A few things never change in this modern world. One is the number of unwanted solicitation phone calls that come in and at the worst times possible. Another is the special, sweetest form of love that is shared by a southern dad and his daughters. Now the line from the song Delta Dawn comes to mind, “She’s forty one and her daddy still calls her Baby.” How did all these thoughts start crowding my mind? It was six o’clock AM eastern daylight time in Georgia when the phone rang and woke me to the discovery that some sales soliciting computer had lost its clocking ability and thought it was PM maybe, who knows why the computer burped out that call, but for some reason it woke me before I was ready to be awakened.

What was worse was that it woke Jo as well. We probably would have made a fast recovery and would have been shaking the floor joists with our snoring again in five minutes but for what she said, “Oh, why did I have to wake up? Why did I have to wake up? I was dreaming about my daddy and we were having such a good time. It seemed so real just like we were together again.” Then Jo sobbed a few sobs at the memory of her deceased dad, a man who had left home with a pregnant wife to fight Germans and walked all the way from the English Channel to Berlin in mud so he could help preserve our freedom. When I think of her dad I think of a man who didn’t see his first born till he was a several years old. When she thinks of him, she thinks of the love they shared and their “special” relationship.

I had not been dating her long when she told me a secret, her daddy liked her, no, loved her, more than the other three children. She was special to him. I began to observe and sure enough I think she was one up at least on the rest of them. She told me that once when they were riding in the car, just the two of them, and she told him she loved him so, he said, “Well, I guess you could say we have our own little mutual admiration society.” She always would get a little mushy when talking about her daddy. I always have had his example in mind when I have tried my best to love and cherish her and provide her for the years we have had together.

Now back to the dream. She said, “We were at a dinner at the church. You know daddy loved church socials and good food. He was going through the line with that smile only he had, picking up a dab of this and a dab of that and still his plate was getting overloaded. He looked and me and winked, acknowledging that special connection that had our two hearts plugged together. We were just going to sit together so we could eat and talk when that phone woke me up. Oh! Why did I have to wake up? It seemed so real, just like we were there together again”

She wept a little more and I decided to talk to her some about her daddy and my memories of him and things he told me like, that he felt comfortable with the status of his daughter in our marriage because she was “well cared for” as he put it. He had a way of making me feel good about being his son-in-law. His boys were having trouble with their first marriages at the time and he shared his concern over his boys. I am thankful that Jo and I have made it through and are committed till death do us part.
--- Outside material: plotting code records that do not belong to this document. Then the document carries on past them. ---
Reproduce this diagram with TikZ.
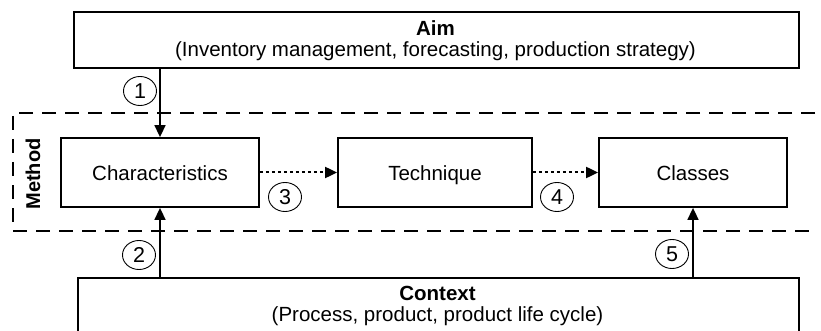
\documentclass[tikz,border=0pt]{standalone}
\usepackage{fontspec}
\setmainfont{Liberation Sans}
\usetikzlibrary{arrows.meta,shapes.geometric}
\begin{document}
\begin{tikzpicture}[x=1pt,y=-1pt,
  box/.style={draw, line width=1.8pt, rectangle, inner sep=0pt, text height=20.5pt, text depth=4.5pt, font=\fontsize{20.5}{23}\selectfont},
  conn/.style={line width=1.6pt, -{Triangle[length=12pt,width=11pt]}},
  dotconn/.style={line width=2pt, dash pattern=on 3pt off 3pt, -{Triangle[length=12pt,width=11pt]}},
  num/.style={draw, line width=0.9pt, ellipse, minimum width=33pt, minimum height=29pt, inner sep=0pt, font=\fontsize{21.5}{23}\selectfont},
  frame/.style={line width=2pt, dash pattern=on 14pt off 9pt},
  lbl/.style={font=\fontsize{20.5}{21}\selectfont, align=center}
]
\useasboundingbox (0,0) rectangle (821,331);
% Aim
\node[box, text height=, text depth=, minimum width=725pt, minimum height=56pt, anchor=north west] (aim) at (73,11) {};
\node[lbl] (aimtxt) at (435.5,41) {\textbf{Aim}\\(Inventory management, forecasting, production strategy)};
% Method frame
\draw[frame] (815,113) -- (13,113) -- (13,231) -- (815,231);
\node[rotate=90, font=\fontsize{20}{22}\selectfont\bfseries] (method) at (33,174) {Method};
% Method boxes
\node[box, minimum width=198pt, minimum height=69pt] (char) at (160,172.5) {Characteristics};
\node[box, minimum width=194pt, minimum height=69pt] (tech) at (435,172.5) {Technique};
\node[box, minimum width=188pt, minimum height=69pt] (cls) at (693,172.5) {Classes};
% Context
\node[box, text height=, text depth=, minimum width=721pt, minimum height=80pt, anchor=north west] (ctx) at (77,277) {};
\node[lbl] (ctxtxt) at (437.5,306) {\textbf{Context}\\(Process, product, product life cycle)};
% connectors
\draw[conn] (aim.south -| char.north) -- (char.north);
\draw[conn] (ctx.north -| char.south) -- (char.south);
\draw[conn] (ctx.north -| cls.south) -- (cls.south);
\draw[dotconn] (char.east) -- (tech.west);
\draw[dotconn] (tech.east) -- (cls.west);
% numbers
\node[num] (n1) at (140,91) {1};
\node[num] (n2) at (139,255) {2};
\node[num] (n3) at (285,197) {3};
\node[num] (n4) at (557,197) {4};
\node[num] (n5) at (672,254) {5};
\end{tikzpicture}
\end{document}
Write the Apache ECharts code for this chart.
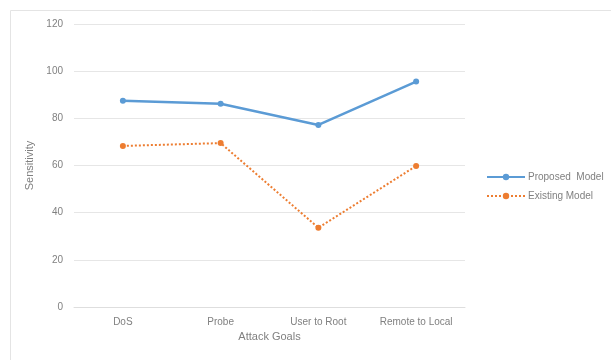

Sadly, she is his only child that can still say that. Not to criticize the others but I think her dad had something when he said she was special.


A southern gentleman loves his daughters in a way that can be summed up by just saying when he thinks of them, they are his babies, no matter how old they are.

I went to make the coffee and read my Bible and Holy Cow! A scripture jumped off the page at me so bright and shiny, blindingly brilliant, that I couldn’t ignore it. I got up immediately and made the following post which included the verse on face book which drew dozens of likes and comments.

Psalms 144:12:…that our daughters may be...polished after the similitudes of a palace.

“My daughters have had some rough edges, like a field stone, but now polished by prayers of parents and the mercy of God they are models of Godly women, cornerstones of their communities. Thank you Lord! Bless my girls today; Cheryl, Jan & Leah, and their daughters, Haylee, Chandler, Caroline and Katherine.”

It was a joy for me to post that for the world to see. The word similitudes is rendered from a Hebrew word meaning “model” and the word palace there can indicate a “cornerstone” or the “best part of a building”. From where I sit, that’s a good description of my view of my girls. I know nobody is perfect and at sometimes I have been a perfectly bad dad, as they have been fieldstones; but as Dr. Williams said, ”We all have our warts.” The love for my girls overwhelmed me.

You see, what got me was that I had developed this immediate and deeply felt desire to be thought of by my daughters as Jo thought of her dad. The experiences of that morning caused by that untimely phone ringing had led me to an emotional upheaval that made me realize how great my girls are, what they have overcome, and how “special” they are to me even though grown and gone away they are still daddy’s darlings and southern sweethearts. I made sure they saw my facebook post and hoped they understood that their daddy was calling them “special’ and that they were partners in a “private little mutual admiration society” between just me & them, individually.

I know that Jo’s relationship with her deceased dad was so special that I will never be able to completely fill his shoes, but I do hope that I can equal it with my own little girls, daddy’s darlings, southern sweethearts.